意外かもしれないが、アメリカは列車のあまり発達していない国だ。列車を整備するには、広大過ぎるのだそう。しかも、アメリカの長距離列車は、ほぼすべてディーゼル車(気動車)だ。だから遅い。それでいて料金は決して安くない。結果、アメリカの移動は飛行機が一般的になる。
だが、ワシントンD.C. - ニューヨーク間は、珍しく電化(鉄道の動力を電気にすること)されており、特急列車なら3時間ほどで行ける。しかも列車は西都市の市街地を結んでいるので、もろもろの手間と時間を考えると、列車のほうがはるかに快適なのである。料金は120ドルほどなので、飛行機も列車もほとんど変わらない。ニューヨークからフィラデルフィア、ボルチモアを通過し、ワシントンD.C.へと到る東海岸の風景を眺めていると、あっという間にD.C.に到着する。

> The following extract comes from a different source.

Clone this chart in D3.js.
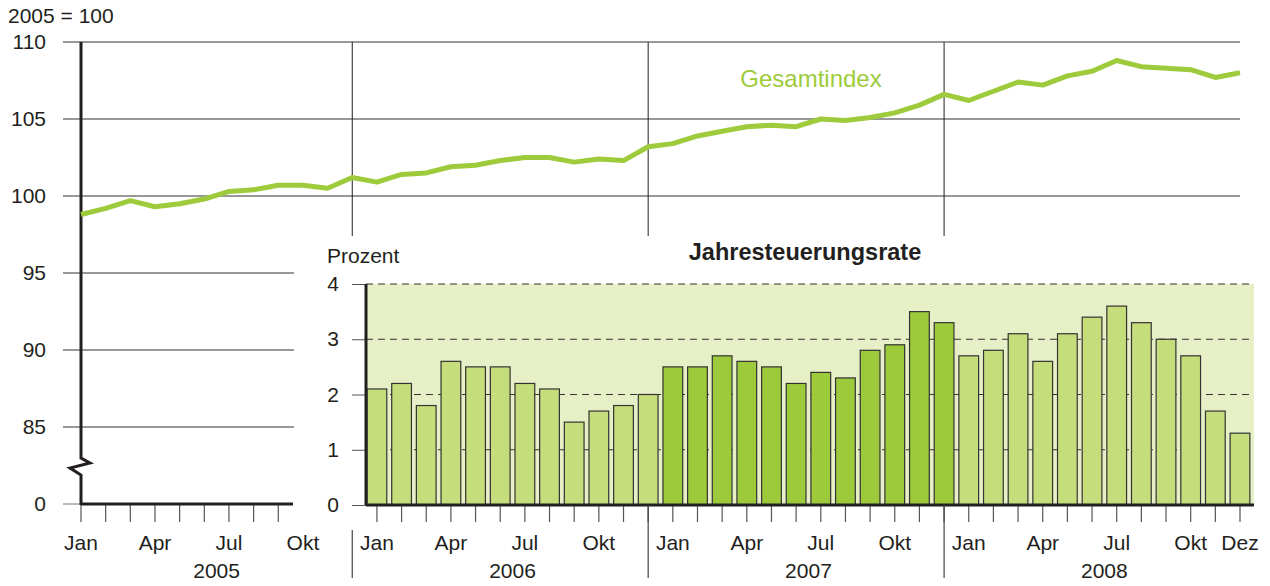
<!DOCTYPE html>
<html>
<head>
<meta charset="utf-8">
<script src="https://cdn.jsdelivr.net/npm/d3@7"></script>
<style>
  body { margin: 0; background: #fff; }
  svg { display: block; font-family: "Liberation Sans", Arial, sans-serif; }
</style>
</head>
<body>
<div id="chart-area"></div>
<script>
const years = ["2005", "2006", "2007", "2008"];
const monthNames = ["Jan", "Feb", "Mär", "Apr", "Mai", "Jun", "Jul", "Aug", "Sep", "Okt", "Nov", "Dez"];
const labelledMonths = ["Jan", "Apr", "Jul", "Okt"];
const indexTicks = [0, 85, 90, 95, 100, 105, 110];
const rateTicks = [0, 1, 2, 3, 4];

// Verbraucherpreisindex, 2005 = 100, Jan 2005 - Dez 2008
const gesamtindex = [
  98.8, 99.2, 99.7, 99.3, 99.5, 99.8, 100.3, 100.4, 100.7, 100.7, 100.5, 101.2,
  100.9, 101.4, 101.5, 101.9, 102.0, 102.3, 102.5, 102.5, 102.2, 102.4, 102.3, 103.2,
  103.4, 103.9, 104.2, 104.5, 104.6, 104.5, 105.0, 104.9, 105.1, 105.4, 105.9, 106.6,
  106.2, 106.8, 107.4, 107.2, 107.8, 108.1, 108.8, 108.4, 108.3, 108.2, 107.7, 108.0
];
// Jahresteuerungsrate in Prozent
const rate2006 = [2.1, 2.2, 1.8, 2.6, 2.5, 2.5, 2.2, 2.1, 1.5, 1.7, 1.8, 2.0];
const rate2007 = [2.5, 2.5, 2.7, 2.6, 2.5, 2.2, 2.4, 2.3, 2.8, 2.9, 3.5, 3.3];
const rate2008 = [2.7, 2.8, 3.1, 2.6, 3.1, 3.4, 3.6, 3.3, 3.0, 2.7, 1.7, 1.3];

const W = 1270, H = 586;
const ink = "#231f20";
const lineGreen = "#9dcb3b";
const lightBar = "#c6dd7c";
const darkBar = "#9dca3b";
const insetBg = "#e6efc6";
const fs = "21px";

const months = years.flatMap(y => monthNames.map(m => ({ year: y, month: m, key: y + "-" + m })));
const rates = [
  ...rate2006.map((v, i) => ({ key: "2006-" + monthNames[i], year: "2006", value: v })),
  ...rate2007.map((v, i) => ({ key: "2007-" + monthNames[i], year: "2007", value: v })),
  ...rate2008.map((v, i) => ({ key: "2008-" + monthNames[i], year: "2008", value: v }))
];

const svg = d3.select("#chart-area")
    .append("svg")
    .attr("width", W)
    .attr("height", H);

const x = d3.scalePoint()
    .domain(months.map(d => d.key))
    .range([81, 1240]);
const step = x.step();

// broken axis: 0 .. 85 squeezed
const y = d3.scaleLinear()
    .domain([0, 85, 110])
    .range([504, 427, 42]);

const yRate = d3.scaleLinear()
    .domain([0, 4])
    .range([505, 284]);

const gridLeft = 63, gridRight = x(months[months.length - 1].key);

// ---------- main chart ----------
svg.append("text")
    .attr("x", 8).attr("y", 23)
    .attr("font-size", fs).attr("fill", ink)
    .text("2005 = 100");

svg.append("g")
    .selectAll("line")
    .data(indexTicks.filter(t => t > 0))
    .enter().append("line")
    .attr("x1", gridLeft).attr("x2", gridRight)
    .attr("y1", d => y(d)).attr("y2", d => y(d))
    .attr("stroke", "#333").attr("stroke-width", 1);

svg.append("line")
    .attr("x1", gridLeft).attr("x2", x(months[0].key))
    .attr("y1", y(0)).attr("y2", y(0))
    .attr("stroke", "#777").attr("stroke-width", 1);

// year separators (at December)
const decKeys = years.slice(0, 3).map(yr => yr + "-Dez");
svg.append("g")
    .selectAll("line")
    .data(decKeys)
    .enter().append("line")
    .attr("x1", d => x(d)).attr("x2", d => x(d))
    .attr("y1", y(110)).attr("y2", 236)
    .attr("stroke", ink).attr("stroke-width", 1);

const yAxis = d3.axisLeft(y)
    .tickValues(indexTicks)
    .tickSize(0)
    .tickPadding(35);

svg.append("g")
    .attr("transform", `translate(${x(months[0].key)},0)`)
    .call(yAxis)
    .call(g => g.select(".domain").remove())
    .selectAll("text")
    .attr("font-size", fs)
    .attr("font-family", "Liberation Sans, Arial, sans-serif")
    .attr("fill", ink);

// 2005 x axis ticks + baseline
const x0 = x(months[0].key);
svg.append("g")
    .selectAll("line")
    .data(months.filter(d => d.year === "2005"))
    .enter().append("line")
    .attr("x1", d => x(d.key)).attr("x2", d => x(d.key))
    .attr("y1", y(0)).attr("y2", y(0) + 18)
    .attr("stroke", "#555").attr("stroke-width", 1.2);

svg.append("line")
    .attr("x1", x0).attr("x2", 293)
    .attr("y1", y(0)).attr("y2", y(0))
    .attr("stroke", ink).attr("stroke-width", 3);

// vertical axis with break
const b = y(85) + 31;
svg.append("path")
    .attr("d", `M${x0},${y(110)} V${b} L${x0 + 9},${b + 5} L${x0 - 11},${b + 10} L${x0},${b + 17} V${y(0) + 1}`)
    .attr("fill", "none")
    .attr("stroke", ink)
    .attr("stroke-width", 3);

const line = d3.line()
    .x((d, i) => x(months[i].key))
    .y(d => y(d));

svg.append("path")
    .datum(gesamtindex)
    .attr("d", line)
    .attr("fill", "none")
    .attr("stroke", lineGreen)
    .attr("stroke-width", 5)
    .attr("stroke-linejoin", "round");

svg.append("text")
    .attr("x", 811).attr("y", 87)
    .attr("text-anchor", "middle")
    .attr("font-size", "24px")
    .attr("fill", lineGreen)
    .text("Gesamtindex");

// ---------- inset: Jahresteuerungsrate ----------
const insetLeft = 366, insetRight = 1254;

svg.append("rect")
    .attr("x", 294).attr("y", 236)
    .attr("width", W - 294).attr("height", H - 236)
    .attr("fill", "#fff");

svg.append("rect")
    .attr("x", insetLeft).attr("y", yRate(4))
    .attr("width", insetRight - insetLeft)
    .attr("height", yRate(0) - yRate(4))
    .attr("fill", insetBg);

const rg = svg.append("g");

rg.selectAll(".grid")
    .data(rateTicks.filter(t => t > 0))
    .enter().append("line")
    .attr("x1", insetLeft).attr("x2", insetRight)
    .attr("y1", d => yRate(d)).attr("y2", d => yRate(d))
    .attr("stroke", "#333")
    .attr("stroke-dasharray", "7,5");

const rateAxis = d3.axisLeft(yRate)
    .tickValues(rateTicks)
    .tickFormat(d3.format("d"))
    .tickSize(14)
    .tickPadding(13);

rg.append("g")
    .attr("transform", `translate(${insetLeft},0)`)
    .call(rateAxis)
    .call(g => g.select(".domain").remove())
    .call(g => g.selectAll(".tick line").attr("stroke", "#555"))
    .selectAll("text")
    .attr("font-size", fs)
    .attr("font-family", "Liberation Sans, Arial, sans-serif")
    .attr("fill", ink);

const bw = step * 0.8;
rg.selectAll(".bar")
    .data(rates)
    .enter().append("rect")
    .attr("class", "bar")
    .attr("x", d => x(d.key) - bw / 2)
    .attr("y", d => yRate(d.value))
    .attr("width", bw)
    .attr("height", d => yRate(0) - yRate(d.value))
    .attr("fill", d => d.year === "2007" ? darkBar : lightBar)
    .attr("stroke", "#333")
    .attr("stroke-width", 1.2);

// ticks below inset baseline
rg.selectAll(".rtick")
    .data(rates)
    .enter().append("line")
    .attr("x1", d => x(d.key)).attr("x2", d => x(d.key))
    .attr("y1", yRate(0)).attr("y2", yRate(0) + 17)
    .attr("stroke", "#555").attr("stroke-width", 1.2);

rg.append("line")
    .attr("x1", insetLeft).attr("x2", insetRight)
    .attr("y1", yRate(0)).attr("y2", yRate(0))
    .attr("stroke", ink).attr("stroke-width", 3);

rg.append("line")
    .attr("x1", insetLeft).attr("x2", insetLeft)
    .attr("y1", yRate(4)).attr("y2", yRate(0))
    .attr("stroke", ink).attr("stroke-width", 3);

svg.append("text")
    .attr("x", 327).attr("y", 263)
    .attr("font-size", fs).attr("fill", ink)
    .text("Prozent");

svg.append("text")
    .attr("x", 805).attr("y", 260)
    .attr("text-anchor", "middle")
    .attr("font-size", "23.5px")
    .attr("font-weight", "bold")
    .attr("fill", ink)
    .text("Jahresteuerungsrate");

// ---------- bottom labels ----------
svg.append("g")
    .selectAll("line")
    .data(decKeys)
    .enter().append("line")
    .attr("x1", d => x(d)).attr("x2", d => x(d))
    .attr("y1", (d, i) => i === 0 ? 530 : yRate(0))
    .attr("y2", 578)
    .attr("stroke", "#444").attr("stroke-width", 1.2);

const labelled = months.filter(d => labelledMonths.includes(d.month) || d.key === "2008-Dez");
svg.append("g")
    .selectAll("text")
    .data(labelled)
    .enter().append("text")
    .attr("x", d => x(d.key))
    .attr("y", 550)
    .attr("text-anchor", "middle")
    .attr("font-size", fs)
    .attr("fill", ink)
    .text(d => d.month);

svg.append("g")
    .selectAll("text")
    .data(years)
    .enter().append("text")
    .attr("x", d => (x(d + "-Jan") + x(d + "-Dez")) / 2)
    .attr("y", 578)
    .attr("text-anchor", "middle")
    .attr("font-size", fs)
    .attr("fill", ink)
    .text(d => d);
</script>
</body>
</html>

このワシントンD.C.にあるのが、スミソニアン協会である。これ、メトロポリタン美術館も真っ青、18の博物館、美術館などからなる、ものすごい規模の博物館群なのである。しかも、1つ1つの博物館、美術館の規模は、日本の博物館の比ではない。とにかく大きい。それが計18もあるのだから、その様を眺めているだけでも、ため息が出る。
広場の向こうに見えるのは、国会議事堂。で、写真に写ってなくて恐縮だが、この広場の両側にスミソニアンの博物館、美術館が並んでいる。ちなみに、国会議事堂は中を見学することができる。見学したければ早朝から並んで整理券をもらおう |
スミソニアンの博物館群は、こんな建物が広大な土地の中に並んでいる。この1つ1つが博物館だったり、美術館だったりするから驚き。イギリスの大英博物館周辺も多数の博物館、美術館が集まっているが、スミソニアンの方が土地が広大な分、スケールが大きく感じる |
(上)こちらは国立航空宇宙博物館。小型機とはいえ、飛行機が天井からぶら下がっている。規模の大きさが、少しは伝わるだろうか(右)同じく航空宇宙博物館の中。こちらはロケットやトマホーク。なお、ダラス空港の近くにある航空博物館の別館では、多数の旅客機やスペースシャトルも展示してあるそうだ |
こちらは国立アメリカ歴史博物館。同時多発テロで被害を受けたペンタゴン(国防総省)に掲げられた星条旗を展示。よく見ると、無数の焦げ跡がついている |
アメリカ史博物館。日本人の思い描く、60年代のアメリカってこんな感じかな |
(左)さらにアメリカ史博物館。本やイラストの印象しかなかったが、実物を見ると不気味な三角ずきん。アメリカの歴史が差別との戦いであったことがわかる(上)同じくアメリカ史博物館の片隅にひっそりとたたずむMacintosh Classic。昔、Mac Fan誌で僕が担当した記事内で史書作家の紀田順一郎先生が、このスミソニアンのMacについて触れていたことを思い出し、1人感慨にふける |
スミソニアンには、1億3,000点を超える所蔵物があり、毎年数万点追加されているそうだ。そのうち、一般に公開されているのは、ホンの数パーセントらしいのだが、それでも1週間ではすべてを見ることができないだろう。ちなみに、僕は1日駆け足で見て、上の3つの博物館を見るのが精一杯だった。なお、今回紹介した展示物は、筆者が訪れた時のもの。展示物は随時入れ替えられているようなので注意してほしい。
世界遺産には登録されていないが(っていうか、登録したら各国から非難を浴びるだろう)、ホント、ここ、すごいです。ありのままに置いてある物も多く、ちょっと写真でお見せするのがはばかられるような物まで、何でも置いてある。いや、すごいです。アメリカのやることはスケールが大きいっていうか、ムチャクチャです。
というわけで、世界遺産クラスの遺産、芸術、文化、まとめて満喫したければ、ニューヨークに行ったついでにワシントンD.C.に立ち寄るとかなり面白い。早起きすればニューヨークから日帰りもできる。ワシントンD.C.はそう広くないので、1泊すれば周囲の観光ポイントもざっと見て回ることができる。ワシントンD.C.は、あまり観光向けに紹介されていないが、やはり世界の盟主、アメリカの首都。アメリカが世界中に大きな影響力を持っていることを心の底から実感できるだろう。